Tuesday, August 16, 2011

What can I do to help orienting myself in Minecraft Alpha?

Question

The current cave I'm working on is becoming unwieldly disorienting. It's becoming harder and harder for me to keep bearings of where I am and what is the fastest way to my shelter. I'm looking for a cost effective way to fix this.

This is mainly due to my policy of digging through all earth and gravel in mines. It may be an excellent way to find coal and iron veins (not to forget openings to further areas) at zero cost, but it makes areas hard to navigate fast.

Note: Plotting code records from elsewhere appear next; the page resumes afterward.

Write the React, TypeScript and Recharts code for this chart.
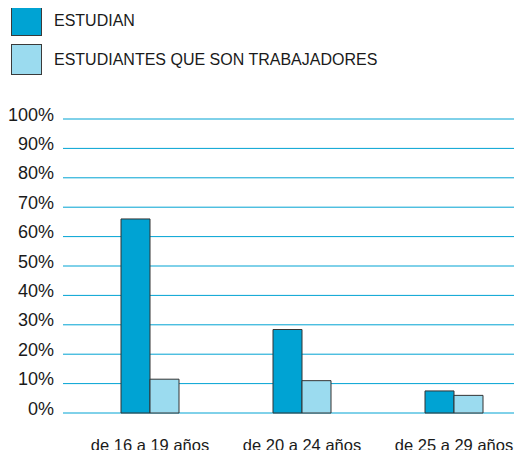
import React from 'react';
import { BarChart, Bar, XAxis, YAxis, CartesianGrid, Legend } from 'recharts';

const categories = ['de 16 a 19 años', 'de 20 a 24 años', 'de 25 a 29 años'];
const estudian = [66, 28.4, 7.5];
const trabajadores = [11.5, 11, 6];
const yTicks = [0, 10, 20, 30, 40, 50, 60, 70, 80, 90, 100];

const DARK = '#00a3d3';
const LIGHT = '#9bdbef';
const FONT = '"Liberation Sans", Arial, Helvetica, sans-serif';

const data = categories.map((c, i) => ({
  name: c,
  estudian: estudian[i],
  trabajadores: trabajadores[i],
}));

const LegendContent = ({ payload }: any) => (
  <div style={{ fontFamily: FONT }}>
    {(payload || []).map((p: any, i: number) => (
      <div
        key={i}
        style={{ display: 'flex', alignItems: 'center', height: 31, marginBottom: i === 0 ? 8 : 0 }}
      >
        <div
          style={{
            width: 31,
            height: 31,
            boxSizing: 'border-box',
            background: p.color,
            border: '1.5px solid #3a3a3a',
          }}
        />
        <span style={{ marginLeft: 12, fontSize: 16, color: '#1a1a1a' }}>{p.value}</span>
      </div>
    ))}
  </div>
);

const YTick = ({ x, y, payload }: any) => (
  <text x={x} y={y} dy={1.5} textAnchor="end" fontSize={18} fill="#1a1a1a" fontFamily={FONT}>
    {`${payload.value}%`}
  </text>
);

const App: React.FC = () => {
  return (
    <div style={{ margin: -8, width: 522, height: 458, overflow: 'hidden', position: 'relative' }}>
      <BarChart
        width={530}
        height={458}
        data={data}
        margin={{ top: 119, right: 0, bottom: 0, left: 0 }}
        barGap={0}
        barSize={29}
      >
        <CartesianGrid vertical={false} stroke={DARK} strokeWidth={1} />
        <XAxis
          dataKey="name"
          axisLine={false}
          tickLine={false}
          tickSize={0}
          tickMargin={26}
          height={45}
          padding={{ left: 11, right: 0 }}
          interval={0}
          tick={{ fontSize: 16.5, fill: '#1a1a1a', fontFamily: FONT }}
        />
        <YAxis
          domain={[0, 100]}
          ticks={yTicks}
          width={63}
          axisLine={false}
          tickLine={false}
          tickSize={0}
          tickMargin={9}
          interval={0}
          tick={<YTick />}
        />
        <Legend
          layout="vertical"
          align="center"
          verticalAlign="middle"
          wrapperStyle={{ top: 5, left: 11, width: 400 }}
          content={<LegendContent />}
        />
        <Bar dataKey="estudian" name="ESTUDIAN" fill={DARK} stroke="#333" strokeWidth={1} isAnimationActive={false} />
        <Bar dataKey="trabajadores" name="ESTUDIANTES QUE SON TRABAJADORES" fill={LIGHT} stroke="#333" strokeWidth={1} isAnimationActive={false} />
      </BarChart>
    </div>
  );
};

export default App;
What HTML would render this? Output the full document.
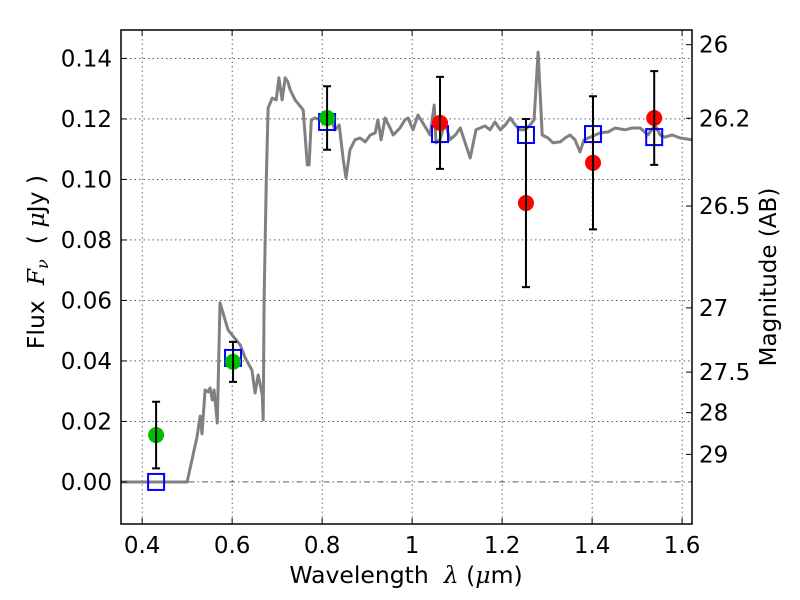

So far the only idea I have is to get going with signs:

┌───────────────┐ ┌───────────────┐ ┌───────────────┐
│     CAVE 1    │ │   SHELTER 1   │ │ SAFETY  FIRST │
│    DEPTH 15   │ │               │ │  Be advised:  │
│ <== Shelter 1 │ │  Cave 1 down  │ │ Sea above the │
│  Workshop ==> │ │ mind the lava │ │     cave      │
└───────────────┘ └───────────────┘ └───────────────┘

I love this idea - which is why signs are quite costly to make (~1½ log each):

I could use a compass, but that's not very good when you are in a hurry. Besides, the cave extends below the spawn point. Also, I still have no redstone to work with.

I could also make additional ways up, but this costs even more between torches and doors (to keep the ground level mob outside) and opens flooding risks (see sign 3)

What is, then, a good, cost effective way to help orientation in Minecraft caves?


Here's, to give you an idea of my progress, my full inventory as of a few game days ago:

384 earth, 1 cactus, 6 tree, 2 glass, 98 sand, 42 coal, 3 gold ore, 2 iron picks, 35 wood, 2 gunpowder, 918 gravel, 107 lamps, 540 stone, 24 arrows, 29 feathers, 6 gunpowder, 73 flint, 16 iron ingots, 6 eggs, 5 iron ore, 3 cloth, 4 leather, 1 sign, 1 stone sword, 5 sticks.

On the background, Shelter 1 :)

Answer

Place redstone torches on north walls. Redstone is quite easy to find deep underground and not required for much else.

Punch the ground directly beneath you. The break pattern is always the same relative to north.

Cheaper than torches, inlay the right-hand side of the floor with a dirt block every three squares. Build wide main corridors which you can follow back when you find one.

Grow a tree farm. Use the wood to make plenty of signs.

Design each area with its own character, so you can recognise them. Identical corridors are a good way to get lost. Place occasional markers, such as sand or wood.

Dig arrows into the wall pointing toward the nearest familiar spot. You can fill the arrow with dirt for extra visibility.

Create staircases upward occasionally. At the top, use excess stone to build a hut with a door and an observation tower. Use this to travel back to your shelter by aboveground when completely lost. Style your observation towers differently to use them as landmarks and build cobblestone roads between them.